Glorification of Violence

Has the glorification of violence in our culture through entertainment such as music, TV, and movies been a factor in how people seek to resolve conflict?

If the answer is yes (and I think it is), what should the response of the follower of Jesus be?


Jonathan said...

Step 1: give up Heroes and Battlestar Galactica. ;-P

But seriously, I'm eager to see less violence in popular culture and for parents to be more careful about the steady diet of violence (and consumerism and...) that the media tries to feed our kids, but I'm pretty sure that violence was one of the most popular options for conflict resolution long before these media were available. I'm somewhat ambivalent about assigning too much weight to the general influence of violence in media.

Suzie said...

I think it is the substitution of media, be it violent or sexually charged, for real, human relationships that is one factor in our seemingly crumbling society...isolating yourself in popular culture to the point that its "realities" become your realities and its truths become your truths. There is a huge difference between a father and son playing a video game together as opposed to the dad being absent so the son plays the video game as a substitute for relationship.

David said...

I know you didn't directly mention Monday's events but I can only imagine you bringing up this topic right now because of those events.

Perhaps there is some glorification of violence that has an amplifying effect on violence committed in our society. It is hard to believe that we accept as normal 16,000 murders each year and think or do nothing until a mass murder event.
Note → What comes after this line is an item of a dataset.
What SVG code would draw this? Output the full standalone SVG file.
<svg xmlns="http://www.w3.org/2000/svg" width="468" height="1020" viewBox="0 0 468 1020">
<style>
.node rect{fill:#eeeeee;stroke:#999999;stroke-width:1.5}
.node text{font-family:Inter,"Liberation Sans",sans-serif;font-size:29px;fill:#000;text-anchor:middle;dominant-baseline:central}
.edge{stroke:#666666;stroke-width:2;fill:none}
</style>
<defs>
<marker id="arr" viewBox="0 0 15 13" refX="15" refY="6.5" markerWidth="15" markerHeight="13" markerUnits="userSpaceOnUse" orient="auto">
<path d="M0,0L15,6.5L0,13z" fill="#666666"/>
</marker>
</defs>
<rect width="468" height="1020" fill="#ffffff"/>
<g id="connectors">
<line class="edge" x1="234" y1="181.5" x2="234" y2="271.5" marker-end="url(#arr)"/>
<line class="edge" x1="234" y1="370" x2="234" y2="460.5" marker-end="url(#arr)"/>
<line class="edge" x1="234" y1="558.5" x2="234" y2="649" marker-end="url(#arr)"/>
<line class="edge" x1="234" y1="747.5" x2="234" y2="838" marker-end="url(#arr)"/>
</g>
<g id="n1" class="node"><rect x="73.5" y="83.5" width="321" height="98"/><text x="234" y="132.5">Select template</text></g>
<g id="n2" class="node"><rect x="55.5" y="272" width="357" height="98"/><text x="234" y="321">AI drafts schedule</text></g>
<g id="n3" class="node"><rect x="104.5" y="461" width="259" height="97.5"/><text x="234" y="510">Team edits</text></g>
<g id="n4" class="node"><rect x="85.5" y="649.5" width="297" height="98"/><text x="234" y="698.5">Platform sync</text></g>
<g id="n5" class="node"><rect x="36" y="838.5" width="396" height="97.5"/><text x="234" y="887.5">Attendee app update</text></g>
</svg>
Even then, it is a short-lived outrage. People make speeches, people blame something or someone, someone might even try to pass a law about the specific circumstances of that mass murder event. But, it is all a delusion, an attempt to ignore the tenuous veneer that is the fragility of civilization. In the end, we dont' really want to think on such things and we go back to "normal", ignoring the golden strand that holds a civilization out of chaos.
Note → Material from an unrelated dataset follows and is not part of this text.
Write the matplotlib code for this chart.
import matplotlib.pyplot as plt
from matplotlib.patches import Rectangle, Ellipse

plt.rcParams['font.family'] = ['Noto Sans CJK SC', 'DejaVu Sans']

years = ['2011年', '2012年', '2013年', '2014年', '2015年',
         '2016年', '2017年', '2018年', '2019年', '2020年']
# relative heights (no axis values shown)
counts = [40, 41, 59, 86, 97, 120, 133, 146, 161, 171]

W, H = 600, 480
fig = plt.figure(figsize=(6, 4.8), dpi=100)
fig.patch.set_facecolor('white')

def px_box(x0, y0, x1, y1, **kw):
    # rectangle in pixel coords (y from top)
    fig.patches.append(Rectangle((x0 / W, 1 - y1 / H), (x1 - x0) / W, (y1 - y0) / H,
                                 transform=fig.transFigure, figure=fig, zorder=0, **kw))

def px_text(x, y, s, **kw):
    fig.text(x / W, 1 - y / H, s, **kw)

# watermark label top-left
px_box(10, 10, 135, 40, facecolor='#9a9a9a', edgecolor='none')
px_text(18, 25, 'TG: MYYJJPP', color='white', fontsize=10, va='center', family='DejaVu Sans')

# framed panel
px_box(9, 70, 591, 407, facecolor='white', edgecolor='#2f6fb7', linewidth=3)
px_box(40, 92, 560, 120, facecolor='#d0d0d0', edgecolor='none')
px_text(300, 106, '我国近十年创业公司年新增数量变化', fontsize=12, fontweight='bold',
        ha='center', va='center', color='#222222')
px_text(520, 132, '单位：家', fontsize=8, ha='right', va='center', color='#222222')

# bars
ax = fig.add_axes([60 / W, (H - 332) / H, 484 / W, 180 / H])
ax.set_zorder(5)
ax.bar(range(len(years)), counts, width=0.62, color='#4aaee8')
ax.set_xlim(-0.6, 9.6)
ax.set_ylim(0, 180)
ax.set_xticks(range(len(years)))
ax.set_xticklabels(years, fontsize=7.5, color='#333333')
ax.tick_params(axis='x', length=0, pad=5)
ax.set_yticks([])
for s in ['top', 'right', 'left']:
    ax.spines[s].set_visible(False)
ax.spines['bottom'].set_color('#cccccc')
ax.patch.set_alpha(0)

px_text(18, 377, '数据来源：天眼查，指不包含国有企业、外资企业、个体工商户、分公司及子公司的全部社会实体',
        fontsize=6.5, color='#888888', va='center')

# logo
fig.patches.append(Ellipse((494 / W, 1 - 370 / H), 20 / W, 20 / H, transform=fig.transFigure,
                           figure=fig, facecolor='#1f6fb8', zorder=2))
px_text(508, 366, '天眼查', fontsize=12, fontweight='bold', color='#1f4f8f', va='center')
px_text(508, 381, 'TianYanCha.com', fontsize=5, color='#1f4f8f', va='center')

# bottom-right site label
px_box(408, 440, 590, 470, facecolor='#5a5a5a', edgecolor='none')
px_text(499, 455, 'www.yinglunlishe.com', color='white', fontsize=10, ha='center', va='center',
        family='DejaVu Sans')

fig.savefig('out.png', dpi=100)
I would love it if there were something or someone to blame for Monday's events that would somehow make us actually safer from such tragedies. The truth of the matter is that only the compliance of the vast majority of people with laws or morality or the sanctity of life or whatever it is that keeps them from doing such things keeps us from utter chaos and darkness.

Think about that the next time you are sitting at a red light at a busy intersection. What makes us comply with this little glowing light and not just plow on to our destination? I recall one picture specifically from Iraq from late in 2003 that showed a snarl of traffic because there was no authority of any kind to make people sit at a red light.

Sorry for the long look into darkness. It is just something I think we ignore and find any excuse to not look.

David said...

Sorry to double post but I can't let this go. I was so caught up in your topic I forgot the most important part.

There is great strength and hope in humanity that makes us persevere through tragedy like this. There was an interesting documentary on PBS the other night hosted by Richard Perle. He visited Bosnia in the recent past to interview people and to see what the country looked like some 10 years after the conflict there. If you'll recall, the country was decimated by war and hopeless during that time. The streets were bustling with commerce and children were playing everywhere. That hope thing that pushes us through the darkness in life was evident everywhere. I am thankful that hope is far stronger than those dark emotions. 10,000 candles in a field far outweigh anything a single gunman can do. I choose to look at that and see what is right with humanity and our society. Off-topic, I know, sorry.

Thomas+ said...

Sorry I'm late posting. I was watching "Grindhouse." It was awesome. What were we talking about?

Phil said...

Suzie, I agree with you to a great extent on the relationship aspect. I do wonder how the easy access to violence affects culture.

David, great, great points. It is sad that it takes a tragedy on the scale of VTech to wake us (me) up to the violence that happens here in America every single day.